You don’t share your ideas in meetings because you don’t think they’re worth sharing. – You assume that other people will think your ideas are not good enough, so you don’t bother speaking up because you don’t want to waste anyone’s time.
You prefer to just go with the flow at work and rarely advocate for yourself. – You think speaking up for yourself means stepping on someone’s toes. You’d rather make sure everyone else is comfortable, even if that means glossing over your needs.
You’re always assuming other job candidates are better than you instead of acknowledging what you bring to the table. – You’re always worried about the competition whenever you apply for jobs or go into interviews. You’re always assuming that other people are more deserving of the opportunities you want without acknowledging your value and accomplishments.
You avoid sharing your accomplishments and talking about yourself. – You cringe whenever people ask you about yourself, and you would much rather spend an entire conversation talking about the other person.
You deflect whenever someone gives you compliments and praise. – Whenever someone gives you compliments, instead of just saying thank you, you find a way to downplay yourself or change the topic.
You turn down opportunities that are scary but exciting out of fear that you’ll fail. – You rarely go after promotions or new jobs because you automatically assume someone else will get it. Whenever you’re presented with a new opportunity that seems challenging, you turn it down or recommend someone else.
You assume all of your accomplishments happened by chance. – You brush off your accomplishments and assume you got lucky. You mistakenly think your skills are not valuable because you’re naturally good at them. You assume that because certain skills are easy for you, they’re not worth mentioning or celebrating.
You’ve convinced yourself to stay at a job that makes you unhappy because you think it’s the best you can do. – You think that you’re lucky to be where you are, even though you’re unhappy there. You don’t believe better opportunities are waiting for you or assume that you’re not capable of repeating your success elsewhere.

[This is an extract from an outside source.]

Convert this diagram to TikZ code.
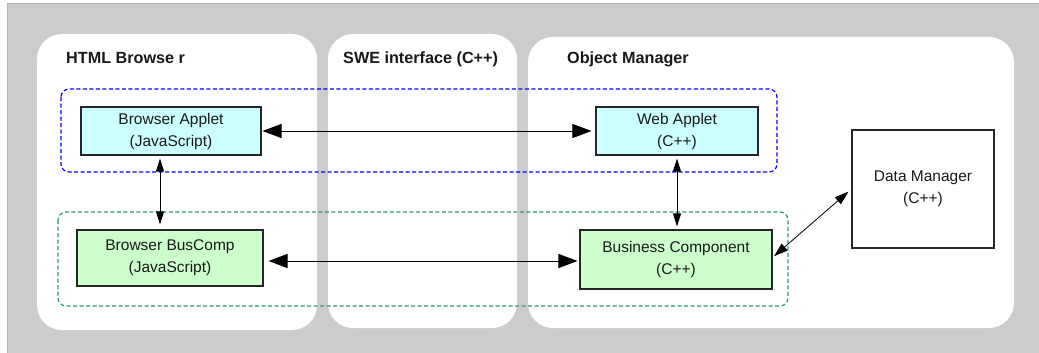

So, how do you stop selling yourself short? Underneath every one of these signs are a lack of belief in oneself and an inflated belief in others. When you sell yourself short, you’re typically assuming the worst-case scenario for yourself. Yet, it takes the same amount of effort to assume the worst as it does to assume the best. For example, in meetings, instead of assuming that people will think your ideas are a waste of time, what if you assume that your colleagues will be relieved to hear your ideas? Or, instead of assuming that your job applications will get rejected and that you’ll look silly if you put yourself out there, what if you assume that recruiters will be excited to read about your experience and eager to speak to you?
Ultimately, there is no way to determine what will happen unless you try but, at the very least, assuming the best helps you move forward. Lastly, know that you can be humble and confident. It doesn’t have to be one or the other. Believing in your value and knowing you’re good at what you do does not make you arrogant; it makes you trustworthy, and communicating that trust is how you take your career to the next level.